2. Genuine Disconnection: Protect Your “Off” Switch
It is not enough to stop working. You must genuinely disconnect. This means engaging in hobbies and activities that have nothing to do with technology or security.
Spend time in nature. Learn an instrument. Read fiction. Cook a meal. These activities force your brain to use different pathways, allowing the parts dedicated to vigilance and analysis to rest.
If your downtime still involves screens and problem-solving, you are not truly recovering.
3. Life Outside of Work: Your Identity Is More Than Your Job
When your entire identity is tied to your profession, any failure at work feels like a personal failure. Cultivating a rich life outside of cybersecurity provides perspective and stability.
Invest in relationships with family and friends. Get involved in your community. Pursue interests that remind you that your value is not defined by your job title or your ability to stop the next threat.
A strong sense of self outside of work makes you more resilient inside it.
Thinking Long-Term in a Short-Term Industry
“Urgency solves today’s problem; perspective keeps you here tomorrow.”
Cybersecurity often operates in crisis cycles: urgent vulnerabilities, emergency patches, breaking news. It’s easy to live entirely in the short term.
But careers are long. Bodies and minds have limits.

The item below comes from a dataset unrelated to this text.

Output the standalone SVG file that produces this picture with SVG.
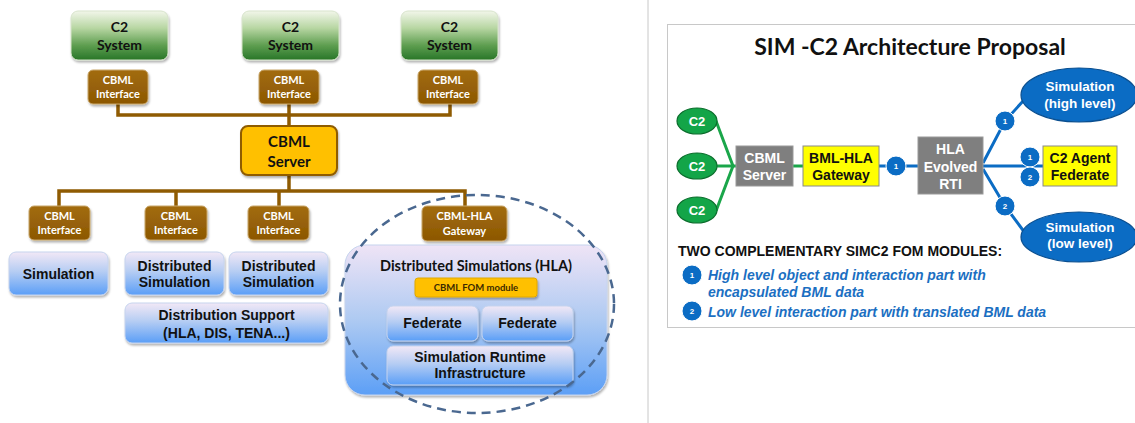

The professionals who last are not the ones who sacrifice the most, but the ones who adapt their intensity over time. They understand that resilience is not about being unbreakable it’s about being adjustable.
Avoiding burnout is not about stepping away from responsibility. It’s about choosing to remain effective for years, not just quarters.
Final Thought
“Staying effective is more important than staying exhausted.”
Cybersecurity needs sharp minds, steady judgment, and people who can think clearly under pressure. Burnout undermines all three.
If the work feels heavier than it used to, that does not mean you are failing. It may mean you are paying attention.
And paying attention to systems, to risks, and to yourself is at the core of good security.